Your instructions — Pick out all lines in the listing holding the string "that" and copy them.

Extracted entries —
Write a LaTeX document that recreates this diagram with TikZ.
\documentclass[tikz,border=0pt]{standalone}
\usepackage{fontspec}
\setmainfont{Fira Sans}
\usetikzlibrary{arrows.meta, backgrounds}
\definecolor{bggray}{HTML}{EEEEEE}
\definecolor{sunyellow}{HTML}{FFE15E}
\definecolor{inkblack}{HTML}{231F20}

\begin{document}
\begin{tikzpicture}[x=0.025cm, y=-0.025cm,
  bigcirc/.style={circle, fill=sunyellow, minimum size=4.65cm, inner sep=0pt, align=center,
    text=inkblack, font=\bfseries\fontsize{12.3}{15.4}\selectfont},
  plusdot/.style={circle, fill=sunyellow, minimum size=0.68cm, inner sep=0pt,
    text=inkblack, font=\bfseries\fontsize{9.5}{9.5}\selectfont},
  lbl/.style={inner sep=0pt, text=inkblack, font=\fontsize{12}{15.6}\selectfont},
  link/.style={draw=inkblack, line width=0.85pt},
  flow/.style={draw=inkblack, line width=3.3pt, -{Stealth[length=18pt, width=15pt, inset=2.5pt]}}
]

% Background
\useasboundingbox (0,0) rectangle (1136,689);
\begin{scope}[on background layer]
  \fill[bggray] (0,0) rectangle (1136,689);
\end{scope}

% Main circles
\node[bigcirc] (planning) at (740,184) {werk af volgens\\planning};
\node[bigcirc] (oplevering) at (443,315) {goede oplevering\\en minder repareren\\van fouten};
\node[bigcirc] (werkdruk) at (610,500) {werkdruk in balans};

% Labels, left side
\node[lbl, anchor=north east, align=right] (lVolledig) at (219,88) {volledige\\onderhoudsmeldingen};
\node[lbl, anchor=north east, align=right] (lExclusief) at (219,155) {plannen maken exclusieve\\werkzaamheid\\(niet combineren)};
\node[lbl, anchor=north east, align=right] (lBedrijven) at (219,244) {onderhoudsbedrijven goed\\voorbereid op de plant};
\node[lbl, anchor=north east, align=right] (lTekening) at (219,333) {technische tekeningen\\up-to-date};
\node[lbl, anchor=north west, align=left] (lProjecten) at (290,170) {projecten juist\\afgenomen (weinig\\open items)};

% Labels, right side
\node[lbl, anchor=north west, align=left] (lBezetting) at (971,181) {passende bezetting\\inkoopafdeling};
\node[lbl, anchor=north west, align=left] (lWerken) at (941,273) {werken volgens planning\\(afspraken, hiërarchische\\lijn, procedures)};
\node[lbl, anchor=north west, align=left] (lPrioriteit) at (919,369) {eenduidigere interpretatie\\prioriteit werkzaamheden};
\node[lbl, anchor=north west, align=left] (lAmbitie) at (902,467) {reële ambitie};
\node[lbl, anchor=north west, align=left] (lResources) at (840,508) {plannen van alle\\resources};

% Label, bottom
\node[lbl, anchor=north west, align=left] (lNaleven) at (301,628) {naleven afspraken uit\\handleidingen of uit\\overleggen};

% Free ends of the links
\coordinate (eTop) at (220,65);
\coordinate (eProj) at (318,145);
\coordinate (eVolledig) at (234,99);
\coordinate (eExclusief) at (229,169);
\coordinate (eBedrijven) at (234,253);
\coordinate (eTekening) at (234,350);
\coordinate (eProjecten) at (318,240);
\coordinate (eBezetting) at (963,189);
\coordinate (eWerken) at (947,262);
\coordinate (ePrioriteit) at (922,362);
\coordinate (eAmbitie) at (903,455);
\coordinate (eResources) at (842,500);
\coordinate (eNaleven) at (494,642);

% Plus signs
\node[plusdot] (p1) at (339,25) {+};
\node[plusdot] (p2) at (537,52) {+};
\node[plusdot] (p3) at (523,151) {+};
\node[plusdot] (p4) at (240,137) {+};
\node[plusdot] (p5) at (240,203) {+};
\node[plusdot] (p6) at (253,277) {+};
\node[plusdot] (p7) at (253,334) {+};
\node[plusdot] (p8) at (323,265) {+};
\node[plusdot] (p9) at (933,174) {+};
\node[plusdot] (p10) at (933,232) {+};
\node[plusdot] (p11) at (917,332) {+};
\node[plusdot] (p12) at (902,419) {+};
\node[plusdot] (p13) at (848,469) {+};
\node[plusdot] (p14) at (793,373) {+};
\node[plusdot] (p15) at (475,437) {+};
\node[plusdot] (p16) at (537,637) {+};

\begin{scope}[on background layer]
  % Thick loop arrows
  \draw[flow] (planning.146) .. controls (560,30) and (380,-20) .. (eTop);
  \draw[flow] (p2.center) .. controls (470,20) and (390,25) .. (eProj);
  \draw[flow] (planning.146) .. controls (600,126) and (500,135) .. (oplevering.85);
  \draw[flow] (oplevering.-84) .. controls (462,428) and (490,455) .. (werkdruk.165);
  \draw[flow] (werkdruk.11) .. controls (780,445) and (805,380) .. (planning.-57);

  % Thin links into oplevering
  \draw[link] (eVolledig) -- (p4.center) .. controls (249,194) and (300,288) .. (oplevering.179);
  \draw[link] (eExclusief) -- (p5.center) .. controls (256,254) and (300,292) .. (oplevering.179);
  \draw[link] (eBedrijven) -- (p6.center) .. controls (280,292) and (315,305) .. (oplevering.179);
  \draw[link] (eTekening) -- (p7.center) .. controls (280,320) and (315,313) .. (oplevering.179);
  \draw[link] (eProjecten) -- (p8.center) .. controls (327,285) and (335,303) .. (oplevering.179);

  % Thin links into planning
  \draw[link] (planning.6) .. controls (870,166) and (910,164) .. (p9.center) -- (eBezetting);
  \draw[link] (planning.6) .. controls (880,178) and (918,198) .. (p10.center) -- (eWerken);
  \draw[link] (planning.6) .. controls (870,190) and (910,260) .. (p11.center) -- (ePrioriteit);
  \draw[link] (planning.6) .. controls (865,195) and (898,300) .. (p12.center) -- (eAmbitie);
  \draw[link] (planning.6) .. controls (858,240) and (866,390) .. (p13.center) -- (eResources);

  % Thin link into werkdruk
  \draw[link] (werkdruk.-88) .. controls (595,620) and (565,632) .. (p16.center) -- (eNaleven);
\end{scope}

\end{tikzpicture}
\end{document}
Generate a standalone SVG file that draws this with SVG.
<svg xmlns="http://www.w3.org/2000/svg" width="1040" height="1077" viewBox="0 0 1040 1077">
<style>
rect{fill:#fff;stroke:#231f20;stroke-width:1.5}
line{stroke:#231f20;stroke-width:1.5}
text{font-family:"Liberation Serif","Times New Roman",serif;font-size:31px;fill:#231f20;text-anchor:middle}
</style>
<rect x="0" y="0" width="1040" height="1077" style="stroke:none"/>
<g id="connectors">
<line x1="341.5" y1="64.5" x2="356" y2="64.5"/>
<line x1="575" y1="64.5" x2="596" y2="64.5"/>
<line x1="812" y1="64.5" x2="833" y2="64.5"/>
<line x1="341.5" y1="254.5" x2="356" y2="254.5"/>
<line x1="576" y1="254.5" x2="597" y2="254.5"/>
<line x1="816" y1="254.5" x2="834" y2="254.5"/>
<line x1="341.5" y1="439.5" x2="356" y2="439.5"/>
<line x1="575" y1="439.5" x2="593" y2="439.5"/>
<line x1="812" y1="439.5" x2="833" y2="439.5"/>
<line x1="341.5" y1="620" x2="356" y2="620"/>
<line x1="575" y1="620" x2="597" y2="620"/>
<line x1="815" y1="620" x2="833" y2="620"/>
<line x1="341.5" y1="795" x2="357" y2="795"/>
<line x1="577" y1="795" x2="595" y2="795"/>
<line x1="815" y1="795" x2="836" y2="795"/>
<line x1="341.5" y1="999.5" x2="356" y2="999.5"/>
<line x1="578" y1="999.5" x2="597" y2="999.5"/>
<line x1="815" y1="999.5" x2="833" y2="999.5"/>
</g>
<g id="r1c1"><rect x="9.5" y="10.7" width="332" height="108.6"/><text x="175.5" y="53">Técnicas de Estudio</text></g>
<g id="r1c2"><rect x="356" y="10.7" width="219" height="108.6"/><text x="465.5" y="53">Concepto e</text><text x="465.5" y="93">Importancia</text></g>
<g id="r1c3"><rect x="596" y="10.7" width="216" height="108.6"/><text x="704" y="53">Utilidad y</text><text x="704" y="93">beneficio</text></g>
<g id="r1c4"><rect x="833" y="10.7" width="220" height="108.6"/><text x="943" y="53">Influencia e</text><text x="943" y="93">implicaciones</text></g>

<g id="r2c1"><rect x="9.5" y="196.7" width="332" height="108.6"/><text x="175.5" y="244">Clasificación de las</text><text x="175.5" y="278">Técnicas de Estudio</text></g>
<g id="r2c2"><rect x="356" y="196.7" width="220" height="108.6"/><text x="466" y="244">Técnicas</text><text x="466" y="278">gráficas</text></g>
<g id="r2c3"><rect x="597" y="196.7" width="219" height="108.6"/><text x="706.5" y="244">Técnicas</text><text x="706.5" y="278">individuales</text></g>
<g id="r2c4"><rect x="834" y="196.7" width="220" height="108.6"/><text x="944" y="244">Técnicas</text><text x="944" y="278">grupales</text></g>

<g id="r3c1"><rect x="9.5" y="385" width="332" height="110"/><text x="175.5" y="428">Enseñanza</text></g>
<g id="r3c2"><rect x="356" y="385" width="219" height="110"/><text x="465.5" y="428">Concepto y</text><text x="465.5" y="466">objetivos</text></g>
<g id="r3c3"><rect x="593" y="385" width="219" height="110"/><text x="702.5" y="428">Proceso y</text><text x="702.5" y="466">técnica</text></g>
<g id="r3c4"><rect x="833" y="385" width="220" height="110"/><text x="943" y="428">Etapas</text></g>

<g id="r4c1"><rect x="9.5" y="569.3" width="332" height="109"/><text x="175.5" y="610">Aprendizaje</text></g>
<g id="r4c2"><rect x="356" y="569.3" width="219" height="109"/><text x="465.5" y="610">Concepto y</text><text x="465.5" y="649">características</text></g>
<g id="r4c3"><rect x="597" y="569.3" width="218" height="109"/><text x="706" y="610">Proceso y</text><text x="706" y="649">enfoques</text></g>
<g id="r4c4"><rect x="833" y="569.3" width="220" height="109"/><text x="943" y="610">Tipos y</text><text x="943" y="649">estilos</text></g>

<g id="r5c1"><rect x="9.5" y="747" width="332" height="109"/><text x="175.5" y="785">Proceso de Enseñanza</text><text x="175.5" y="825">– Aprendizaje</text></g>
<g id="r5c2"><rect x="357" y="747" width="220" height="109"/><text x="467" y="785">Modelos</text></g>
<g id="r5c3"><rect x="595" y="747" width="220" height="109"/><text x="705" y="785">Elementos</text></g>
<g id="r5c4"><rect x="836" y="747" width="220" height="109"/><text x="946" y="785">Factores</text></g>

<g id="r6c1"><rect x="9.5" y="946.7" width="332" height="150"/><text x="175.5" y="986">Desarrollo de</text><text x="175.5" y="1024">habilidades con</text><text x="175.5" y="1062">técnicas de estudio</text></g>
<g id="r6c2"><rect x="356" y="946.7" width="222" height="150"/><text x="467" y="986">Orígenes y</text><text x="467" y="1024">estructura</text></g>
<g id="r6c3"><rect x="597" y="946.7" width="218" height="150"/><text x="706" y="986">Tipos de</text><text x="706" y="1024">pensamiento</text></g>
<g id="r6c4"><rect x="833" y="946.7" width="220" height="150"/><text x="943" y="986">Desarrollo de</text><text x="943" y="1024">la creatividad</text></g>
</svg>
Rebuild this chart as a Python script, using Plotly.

Solution for this exercise —
Write a LaTeX document that recreates this diagram with TikZ.
Generate a standalone SVG file that draws this with SVG.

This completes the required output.